Peter Darmanin, owner of Café Raffael, whose tables the fishermen are protesting against, said he was given the space by the Lands Department, adding that no tables and chairs would be in the area in question between the end of October and April 1.

"Fishing boats are usually at sea at this time of the year but, for some reason, they decided to haul them up early this year. I have the necessary permits from Mepa and the Lands Department, so I am not doing anything wrong. I have actually embellished the area," he said.

Mr Cuschieri, however, argues that the land area allocated to restaurants for tables and chairs has extended over the years and fishermen were now hemmed in such a constrained space that there was no elbow room to manoeuvre a boat.

Asked to explain, a spokesman for the Lands Department said San Guiliano Catering Ltd, which runs Café Raffael, enjoyed an encroachment permit for the placing of tables and chairs on an area adjacent to the loggias which the same company holds on emphyteusis since 1989.

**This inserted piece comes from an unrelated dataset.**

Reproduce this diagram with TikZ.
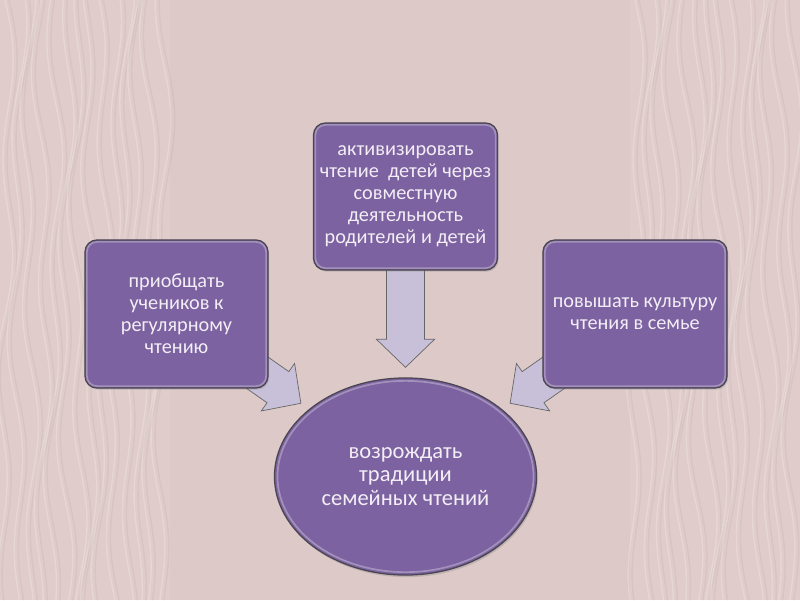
\documentclass[tikz,border=0pt]{standalone}
\usepackage{fontspec}
\setmainfont{Carlito}
\usepackage{tikz}
\usetikzlibrary{calc,positioning,shapes.geometric,shadows}
\definecolor{slidebg}{HTML}{DCC9C8}
\definecolor{stripbg}{HTML}{DFCCCB}
\definecolor{boxpurple}{HTML}{7C62A0}
\definecolor{boxedge}{HTML}{4A4550}
\definecolor{arrowfill}{HTML}{C8C0D8}
\definecolor{textlight}{HTML}{F3EEF5}
\pgfdeclarelayer{bg}
\pgfdeclarelayer{arrowlayer}
\pgfsetlayers{bg,arrowlayer,main}
\tikzset{
  goalbox/.style={draw=boxedge,line width=0.9pt,fill=boxpurple,rounded corners=0.3cm,align=center,text=textlight,
    font=\fontsize{14.4}{15.6}\selectfont,inner sep=2pt,drop shadow={opacity=0.3,shadow xshift=0.8pt,shadow yshift=-1.2pt}},
  goaloval/.style={ellipse,draw=boxedge,line width=0.9pt,fill=boxpurple,align=center,text=textlight,inner sep=0pt,
    font=\fontsize{16}{16.5}\selectfont,minimum width=6.55cm,minimum height=4.925cm,drop shadow={opacity=0.3,shadow xshift=0.8pt,shadow yshift=-1.5pt}},
  rim/.style={white,opacity=0.3,line width=1.2pt},
  blockarr/.style={draw=black!60,line width=0.5pt,fill=arrowfill,line join=miter},
  wave/.style={line width=1pt,line cap=round}
}

\begin{document}
\begin{tikzpicture}[x=0.025cm,y=-0.025cm]
\useasboundingbox (0,0) rectangle (800,600);
% slide background with the two grainy side strips
\begin{pgfonlayer}{bg}
\fill[slidebg] (0,0) rectangle (800,600);
\fill[stripbg] (0,0) rectangle (170,600);
\fill[stripbg] (630,0) rectangle (800,600);
\foreach \s in {0,630}{
  \foreach \k in {0,...,13}{
    \draw[wave,white,opacity=0.22] plot[variable=\t,domain=0:600,samples=70,smooth]
      ({\s+5+\k*12+6*sin(\t*1.7+\k*47)+4*sin(\t*0.6+\k*83)},\t);
    \draw[wave,black,opacity=0.035] plot[variable=\t,domain=0:600,samples=70,smooth]
      ({\s+9+\k*12+6*sin(\t*1.7+\k*47)+4*sin(\t*0.6+\k*83)},\t);
  }
}
\end{pgfonlayer}

\node[goalbox,minimum width=4.6cm,minimum height=3.675cm] (read) at (405.5,196.5)
  {активизировать\\чтение~ детей через\\совместную\\деятельность\\родителей и детей};
\node[goalbox,minimum width=4.575cm,minimum height=3.7cm] (habit) at (176.5,314)
  {приобщать\\учеников к\\регулярному\\чтению};
\node[goalbox,minimum width=4.6cm,minimum height=3.7cm] (culture) at (635,314)
  {повышать культуру\\чтения в семье};
\node[goaloval] (revive) at (405.5,476.5) {возрождать\\традиции\\семейных чтений};

% soft inner rims
\foreach \b in {read,habit,culture}{
  \draw[rim,rounded corners=0.25cm] ([shift={(1.8pt,-1.8pt)}]\b.north west) rectangle ([shift={(-1.8pt,1.8pt)}]\b.south east);
}
\draw[rim] (revive.center) ellipse [x radius=3.2cm,y radius=2.39cm];

% block arrows towards the oval
\coordinate (tipT) at ($(revive.north)!-0.25cm!(revive.center)$);
\coordinate (tipL) at ($(revive.145)!-0.25cm!(revive.center)$);
\coordinate (tipR) at ($(revive.35)!-0.25cm!(revive.center)$);
\coordinate (tailL) at ($(tipL)!-2.4cm!(revive.center)$);
\coordinate (tailR) at ($(tipR)!-2.4cm!(revive.center)$);
\begin{pgfonlayer}{arrowlayer}
\foreach \from/\to/\n in {read.center/tipT/T,tailL/tipL/L,tailR/tipR/R}{
  \coordinate (base\n) at ($(\to)!0.7cm!(\from)$);
  \draw[blockarr] ($(\from)!0.475cm!90:(\to)$) -- ($(base\n)!0.475cm!90:(\to)$) -- ($(base\n)!0.725cm!90:(\to)$)
    -- (\to) -- ($(base\n)!0.725cm!-90:(\to)$) -- ($(base\n)!0.475cm!-90:(\to)$) -- ($(\from)!0.475cm!-90:(\to)$) -- cycle;
}
\end{pgfonlayer}
\end{tikzpicture}
\end{document}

Early this year, the company obtained clearance from Mepa, the Malta Tourism Authority and St Julians local council to extend the site on which tables and chairs can be placed.

The encroachment permit was issued this May and part of the area was subjected to a condition imposed by the Department of Agriculture and Fisheries, laying down that it can be used only between April 1 and October 31.

The fishermen insist that the way the tables occupy the space they were able to use in the past means they can no longer service their boats or store their implements.